- Final tankōbon volume cover

プアプアLIPS (Pua Pua Lips)
- Genre: Comedy; Romance; Yuri;
- Written by: Hayako Gotou
- Published by: Takeshobo
- English publisher: NA: JManga;
- Magazine: Manga Life
- Original run: September 18, 2006 – September 17, 2012
- Volumes: 4 (List of volumes)

= Poor Poor Lips =

Japanese yuri manga

Poor Poor Lips (プアプアLIPS, Pua Pua Lips) is a Japanese yuri yonkoma manga written and illustrated by Hayako Gotou. It was serialized in Takeshobo's Manga Life from September 2006 to September 2012 and was licensed for an English-language release by JManga in 2012. The series follows Nako, a poor 21-year-old who begins working at a jewellery store along Ren, a rich lesbian who owns the store.

==Plot==
Okashi Nako, a poor 21-year-old, is in severe need of a job when she applies to work in a jewellery store. When Otsuka Ren, the store's owner, identifies herself to be a lesbian, the competition for the job vanishes. When Ren wonders if her being a lesbian will be an issue, Nako has no issue with it and so she is hired.

==Publication==
Written and illustrated by Hayako Gotou, Poor Poor Lips was serialized in Takeshobo's Manga Life from September 18, 2006, to September 17, 2012. The series was collected in four tankōbon volumes from June 2008 to October 2012.

The series was licensed for an English release digitally by JManga.

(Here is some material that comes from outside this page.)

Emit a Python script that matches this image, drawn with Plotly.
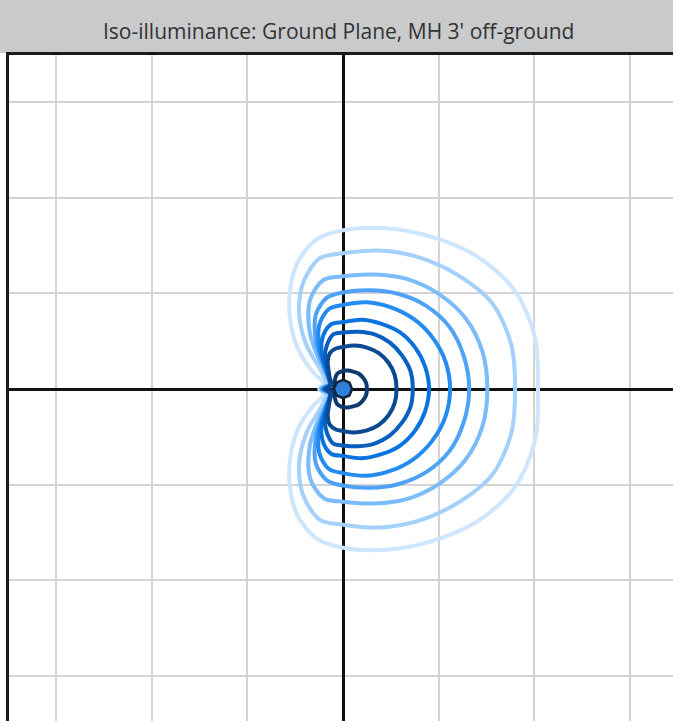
import numpy as np
import plotly.graph_objects as go

TITLE = "Iso-illuminance: Ground Plane, MH 3' off-ground"

# Polar sampling angles (degrees) for the upper half; lower half is the mirror image
ANGLES = [0, 15, 30, 45, 60, 75, 90, 100, 110, 120, 130, 140, 150, 160, 170, 180]
OCT_ANGLES = [0, 45, 90, 135, 180]

# Contour radii in feet (grid = 10 ft), outer -> inner
C10 = [20.4, 20.8, 20.7, 19.7, 18.4, 17.4, 16.6, 15.9, 14.0, 11.2, 8.4, 5.9, 3.7, 2.3, 2.1, 2.5]
C9 = [18.0, 18.2, 18.0, 16.9, 15.9, 15.0, 14.2, 13.9, 12.0, 9.2, 5.9, 3.0, 2.2, 1.8, 2.0, 2.4]
C8 = [15.1, 15.1, 14.8, 14.1, 13.3, 12.4, 11.8, 11.6, 10.0, 7.0, 3.8, 2.1, 1.7, 1.5, 1.8, 2.3]
C7 = [13.2, 13.1, 12.9, 12.3, 11.5, 10.7, 10.1, 9.7, 8.3, 5.6, 3.1, 2.0, 1.6, 1.3, 1.6, 2.2]
C6 = [11.2, 11.1, 10.8, 10.4, 9.9, 9.4, 8.8, 8.5, 7.2, 5.0, 3.0, 2.1, 1.5, 1.3, 1.6, 2.1]
C5 = [9.0, 8.9, 8.7, 8.4, 7.9, 7.5, 7.0, 6.9, 6.0, 4.5, 2.7, 1.9, 1.5, 1.3, 1.5, 2.0]
C4 = [7.3, 7.3, 7.1, 6.9, 6.6, 6.2, 5.9, 5.8, 4.9, 3.8, 2.5, 1.9, 1.6, 1.4, 1.5, 1.9]
C3 = [5.6, 5.6, 5.5, 5.3, 5.0, 4.7, 4.4, 4.3, 4.0, 3.2, 2.3, 1.8, 1.5, 1.4, 1.5, 1.8]
C2 = [2.5, 2.5, 2.4, 2.3, 2.1, 2.0, 1.9, 1.8, 1.7, 1.5, 1.3, 1.2, 1.0, 1.0, 1.0, 1.0]
C1 = [0.95, 0.95, 0.95, 0.95, 0.95]

CONTOURS = [C10, C9, C8, C7, C6, C5, C4, C3, C2]
COLORS = ["#cde5fd", "#a4d0fc", "#7bbcfa", "#4fa3f6", "#248bf0", "#0a73e0", "#085fc0", "#0b4a92", "#0d3a70"]
GRID_TICKS = [-30, -20, -10, 0, 10, 20, 30]


def closed_xy(angles, radii):
    th = list(angles) + [360 - a for a in reversed(angles[:-1])]
    rr = list(radii) + list(reversed(radii[:-1]))
    th = np.radians(np.array(th, dtype=float))
    rr = np.array(rr, dtype=float)
    return rr * np.cos(th), rr * np.sin(th)


fig = go.Figure()

for radii, col in zip(CONTOURS, COLORS):
    x, y = closed_xy(ANGLES, radii)
    fig.add_trace(go.Scatter(x=x, y=y, mode="lines",
                             line=dict(color=col, width=4, shape="spline", smoothing=0.9),
                             hoverinfo="skip", showlegend=False))

x1, y1 = closed_xy(OCT_ANGLES, C1)
fig.add_trace(go.Scatter(x=x1, y=y1, mode="lines", fill="toself", fillcolor="#2f80dc",
                         line=dict(color="#14233a", width=2.5),
                         hoverinfo="skip", showlegend=False))

W, H = 673, 721
ML, MT = 9, 55
pw, ph = W - ML, H - MT
ppf = 9.56  # pixels per foot
x0 = 343 - ML
y0 = 389 - MT

fig.update_layout(
    width=W, height=H,
    margin=dict(l=ML, r=0, t=MT, b=0),
    paper_bgcolor="white", plot_bgcolor="white",
    xaxis=dict(range=[-x0 / ppf, (pw - x0) / ppf], tickvals=GRID_TICKS, showticklabels=False,
               ticks="", showgrid=True, gridcolor="#d4d4d4", gridwidth=2,
               zeroline=True, zerolinecolor="#111111", zerolinewidth=2.5,
               showline=True, linecolor="#1a1a1a", linewidth=3, side="top", mirror=False),
    yaxis=dict(range=[-(ph - y0) / ppf, y0 / ppf], tickvals=GRID_TICKS, showticklabels=False,
               ticks="", showgrid=True, gridcolor="#d4d4d4", gridwidth=2,
               zeroline=True, zerolinecolor="#111111", zerolinewidth=2.5,
               showline=True, linecolor="#1a1a1a", linewidth=3, side="left", mirror=False),
    shapes=[dict(type="rect", xref="paper", yref="paper",
                 x0=-ML / pw, x1=1.0, y0=1 + 2 / ph, y1=1 + MT / ph,
                 fillcolor="#c9cacc", line=dict(width=0), layer="below")],
    annotations=[dict(text=TITLE, xref="paper", yref="paper", x=0.4955, y=1 + (MT - 31) / ph,
                      xanchor="center", yanchor="middle", showarrow=False,
                      font=dict(family="Open Sans, sans-serif", size=21, color="#333333"))],
)

fig.write_html("out.html", config={"displayModeBar": False},
               post_script="document.body.style.margin='0';document.body.style.overflow='hidden';")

| No. | Release date | ISBN |
|---|---|---|
| 1 | June 17, 2008 | 9784812468401 |
| 2 | December 26, 2009 | 9784812472156 |
| 3 | October 27, 2011 | 9784812476796 |
| 4 | October 27, 2012 | 9784812480298 |

==Reception==
Erica Friedman of Yuricon gave the first volume an overall 8 rating, while noting that the art style did not appeal to her, Friedman still went on to praise Poor Poor Lips leads, remarking that "the comic is a series of 4-koma strips, and range from beating Nako's state of poverty to death ... and to Ren's privilege and her orientation. But never in a mean way. Nako's not entirely naive, but she's not entirely clueful either, which makes for a nice mix of goofy silly and plain funny." Cathlyn Melo included Poor Poor Lips in their "11 Best Yuri Manga to Read in 2022", noting that "despite having a 4-koma style, the premise of Poor Poor Lips is also well structured."